▶ _COLLECTED DATA_
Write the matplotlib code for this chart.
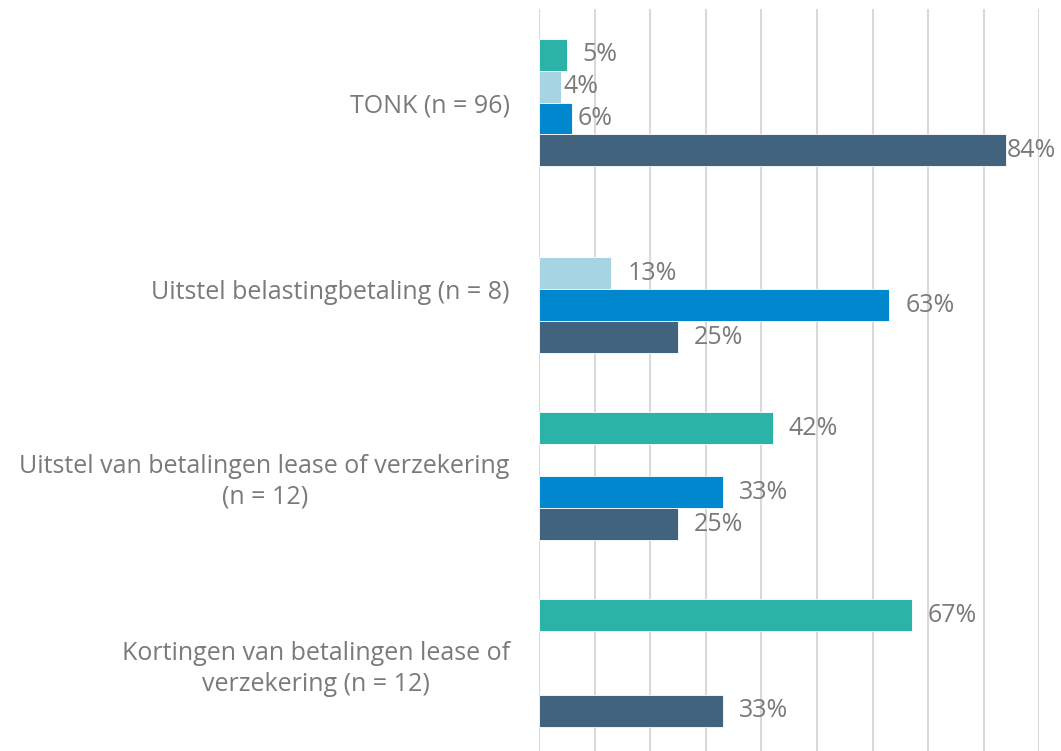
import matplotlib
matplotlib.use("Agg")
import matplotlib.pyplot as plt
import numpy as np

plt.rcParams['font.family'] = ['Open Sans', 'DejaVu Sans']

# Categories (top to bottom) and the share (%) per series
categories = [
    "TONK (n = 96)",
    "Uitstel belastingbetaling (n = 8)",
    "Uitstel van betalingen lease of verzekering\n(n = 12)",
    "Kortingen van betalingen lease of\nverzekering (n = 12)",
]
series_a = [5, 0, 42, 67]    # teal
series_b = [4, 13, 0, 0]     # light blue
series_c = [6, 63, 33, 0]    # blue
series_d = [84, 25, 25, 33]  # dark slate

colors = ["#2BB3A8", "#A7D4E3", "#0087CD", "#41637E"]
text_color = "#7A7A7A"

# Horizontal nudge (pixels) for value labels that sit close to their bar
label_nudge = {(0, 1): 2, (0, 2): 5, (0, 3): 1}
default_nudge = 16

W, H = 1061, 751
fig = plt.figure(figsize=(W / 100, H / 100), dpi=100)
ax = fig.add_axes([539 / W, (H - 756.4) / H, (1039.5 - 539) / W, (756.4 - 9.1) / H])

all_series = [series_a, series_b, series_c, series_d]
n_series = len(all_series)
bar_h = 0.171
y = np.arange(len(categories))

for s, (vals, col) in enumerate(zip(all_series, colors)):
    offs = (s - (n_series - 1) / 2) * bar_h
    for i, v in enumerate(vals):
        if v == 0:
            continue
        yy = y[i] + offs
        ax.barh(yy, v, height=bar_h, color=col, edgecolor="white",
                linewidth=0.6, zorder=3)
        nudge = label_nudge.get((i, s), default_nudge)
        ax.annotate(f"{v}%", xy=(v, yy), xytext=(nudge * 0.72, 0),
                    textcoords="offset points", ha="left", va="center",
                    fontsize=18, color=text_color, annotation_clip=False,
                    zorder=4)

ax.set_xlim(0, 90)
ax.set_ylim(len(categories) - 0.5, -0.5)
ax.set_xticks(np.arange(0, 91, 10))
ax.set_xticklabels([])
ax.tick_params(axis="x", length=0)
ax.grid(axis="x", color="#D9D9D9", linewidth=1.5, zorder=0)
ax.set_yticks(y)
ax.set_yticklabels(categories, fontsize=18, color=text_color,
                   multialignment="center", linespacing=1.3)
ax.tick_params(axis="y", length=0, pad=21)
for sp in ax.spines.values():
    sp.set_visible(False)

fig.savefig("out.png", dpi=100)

▶ _GOAL_
In the copy, include no pictures; restate the listing above exactly.

▶ _COMPLETED EXERCISE_
Write the matplotlib code for this chart.
import matplotlib
matplotlib.use("Agg")
import matplotlib.pyplot as plt
import numpy as np

plt.rcParams['font.family'] = ['Open Sans', 'DejaVu Sans']

# Categories (top to bottom) and the share (%) per series
categories = [
    "TONK (n = 96)",
    "Uitstel belastingbetaling (n = 8)",
    "Uitstel van betalingen lease of verzekering\n(n = 12)",
    "Kortingen van betalingen lease of\nverzekering (n = 12)",
]
series_a = [5, 0, 42, 67]    # teal
series_b = [4, 13, 0, 0]     # light blue
series_c = [6, 63, 33, 0]    # blue
series_d = [84, 25, 25, 33]  # dark slate

colors = ["#2BB3A8", "#A7D4E3", "#0087CD", "#41637E"]
text_color = "#7A7A7A"

# Horizontal nudge (pixels) for value labels that sit close to their bar
label_nudge = {(0, 1): 2, (0, 2): 5, (0, 3): 1}
default_nudge = 16

W, H = 1061, 751
fig = plt.figure(figsize=(W / 100, H / 100), dpi=100)
ax = fig.add_axes([539 / W, (H - 756.4) / H, (1039.5 - 539) / W, (756.4 - 9.1) / H])

all_series = [series_a, series_b, series_c, series_d]
n_series = len(all_series)
bar_h = 0.171
y = np.arange(len(categories))

for s, (vals, col) in enumerate(zip(all_series, colors)):
    offs = (s - (n_series - 1) / 2) * bar_h
    for i, v in enumerate(vals):
        if v == 0:
            continue
        yy = y[i] + offs
        ax.barh(yy, v, height=bar_h, color=col, edgecolor="white",
                linewidth=0.6, zorder=3)
        nudge = label_nudge.get((i, s), default_nudge)
        ax.annotate(f"{v}%", xy=(v, yy), xytext=(nudge * 0.72, 0),
                    textcoords="offset points", ha="left", va="center",
                    fontsize=18, color=text_color, annotation_clip=False,
                    zorder=4)

ax.set_xlim(0, 90)
ax.set_ylim(len(categories) - 0.5, -0.5)
ax.set_xticks(np.arange(0, 91, 10))
ax.set_xticklabels([])
ax.tick_params(axis="x", length=0)
ax.grid(axis="x", color="#D9D9D9", linewidth=1.5, zorder=0)
ax.set_yticks(y)
ax.set_yticklabels(categories, fontsize=18, color=text_color,
                   multialignment="center", linespacing=1.3)
ax.tick_params(axis="y", length=0, pad=21)
for sp in ax.spines.values():
    sp.set_visible(False)

fig.savefig("out.png", dpi=100)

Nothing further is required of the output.